Catholic bishop gives his views on two wars in familiar countries

As most of our readers know, the Middle Eastern countries of Syria and Egypt have both been embroiled in a violent conflict for some time now, though many are perhaps unfamiliar with the true causes and motivating factors underlying these continuing wars.

Helping to clear the fog of war, Armenian Catholic Bishop Krikor Okostinos Coussan recently offered some background information about the conflict in both countries. The bishop is eminently capable of offering such clarifying news, as he is a native of Syria, but now resides in Egypt, where he leads displaced Armenian Catholics in that country.

Offering some crucial information at the start, Bishop Coussan stated during an interview with the Catholic News Service that while there are various groups involved in the continual acts of terror that have killed and injured thousands upon thousands of civilians (including many children), nonetheless, their objectives are usually identical:

They are all 100 percent terrorists... and they come to destroy countries and separate people and foment sectarian strife. They come to destroy... heritages and humanity, and to put hatred and contempt in people's hearts."[1]

Continuing the CNS interview, Bishop Coussan asserted that these terrorist groups are:

'bent on installing Islamic extremist forms of rule' in the entire Middle East, and that many of those now fighting against Syrian President Bashar Assad were 'foreigners" and "mercenaries... paid to blow themselves up.' Opposition groups in Syria, some of them openly Muslim militant, have been fighting the dictatorial, secular regime of Assad in a protracted war that the U.N. says has killed at least 100,000 by last July and displaced nearly 9 million others."

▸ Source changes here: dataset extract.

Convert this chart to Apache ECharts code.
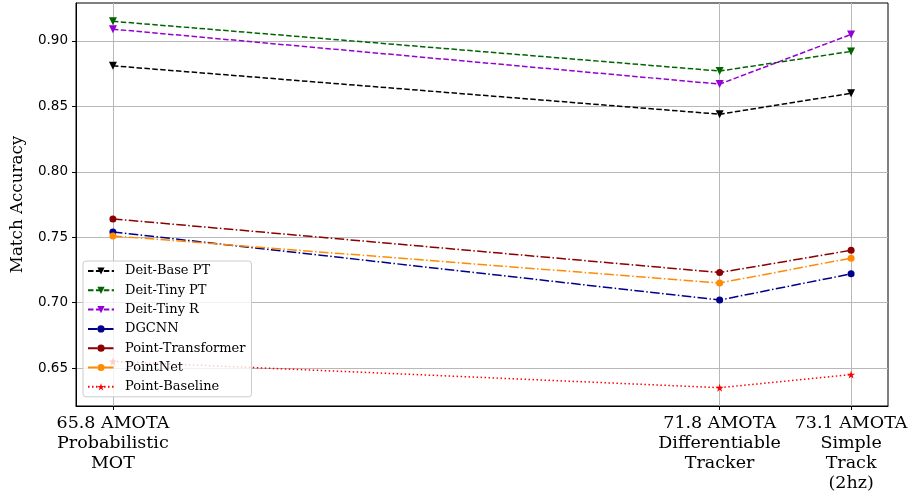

Meanwhile in Egypt, human rights groups have reported that since military coup that removed Mohammed Morsi as president in July 2013, “hundreds” have been killed through “an unwarranted crackdown on dissent by state security.”

Concerning the hostage situation in Syria (two bishops and three priests—one an Italian Jesuit and another, an Armenian Catholic—and about 12 sisters), Bishop Coussan assured that prayers were being offered for their safe release.

As Christians only account for about 10% of the population in Syria and Egypt, which are both predominantly Islamic, they have recently become targets of the violence being perpetrated in these countries. Consequently:

Tens of thousands have reportedly emigrated over the past three years, as have hundreds of thousands of Iraq's minority Christians since the 2003 fall of Saddam Hussein."

Despite the ongoing persecution though, Bishop Coussan firmly stated that it is "the duty and mission" of the Middle East's minority Christians to stay in their "homelands... for the sake of our children and their children's children."

It is in the Middle East that these Christians and their ancestors have lived and if we leave the Middle East, the Middle East will be lost. And if we go to the West, we are lost, because our traditions, customs and rites will disappear…"


Footnotes

1 “Bishop’s two worlds engulfed in violence”.